Many staff and students in universities around the world talk fondly of how university transformed their lives. Many do so from a position of having had it relatively good in the first place.

There is a groundswell of global concern with making higher education more easily accessible to all in society in all countries. This requires coordinated action in funding systems, financial aid, institutional leadership, and in the underlying culture and how welcoming it is to all students.

Welcoming Universities is an organisation trying to make this the case for all students in Australian universities through benchmarking and other activities. It builds out of Welcoming Cities which has sought to do as part of a global war for talent.

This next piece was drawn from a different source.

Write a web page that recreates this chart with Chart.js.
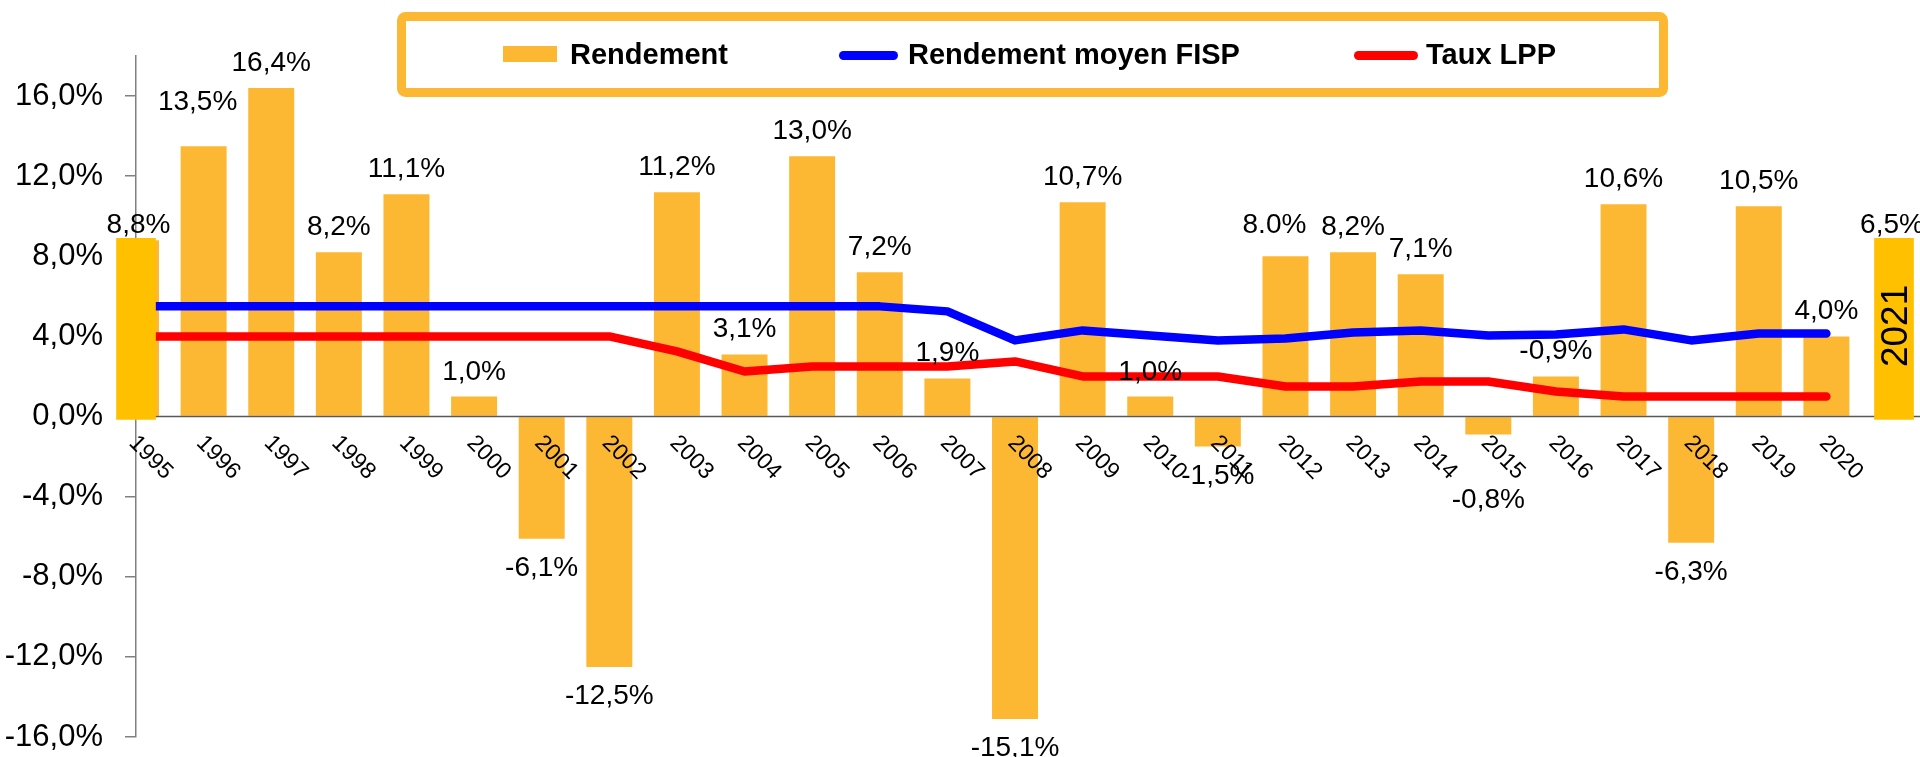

Several Australian universities have signed up to Welcoming Universities including Bond University, Charles Darwin University, Latrobe University, University of Melbourne, UNSW, University of Wollongong, Victoria University and Western Sydney University.

They are doing some pioneering work like that at La Trobe University in Bendigo and University of Wollongong, which is building relationships and connections across the council and the universities to support international students in a holistic way throughout the student lifecycle, from enrolment to employment.

The Australian Universities Accord consultation conducted through 2023 has set out to improve equity but might be argued to have had a flawed process.  The consultation over its interim report being concentrated in 3 weeks during mid-semester was always going to be difficult for students and student groups to join in on. And having no students on the panel was a mistake at worst and an oversight at best.

There is fear that when the final report is released this month, nothing much will change. Students from groups with inter-sectional privilege will continue to more than take advantage, and those facing discrimination will continue to do so.

During the Accord process, frustrations and divisions occurred regarding how poor we all are at dealing honestly with sexual assault and harassment in universities.  We have had the Australian Human Rights Commission recommendations for 7 years now but show little sign of improvement or change in responding to them. This extends to the issues of discrimination on culture and race, and we are not doing enough to address these either.

Mohamed Omer is a good example of how those discriminated against in our universities have startling stories to share. This People of Colour Department Racism at University of Melbourne report needs a wider audience.

Stepping back from individual cases, until we have leaders who look more like the students we say we all care for, the stories are unlikely to change.  You can’t be what you can’t see.

Lived and living experience is everything in dealing with acute issues of inclusion and there is not enough lived experience of multiple forms of discrimination in our leaders or their teams.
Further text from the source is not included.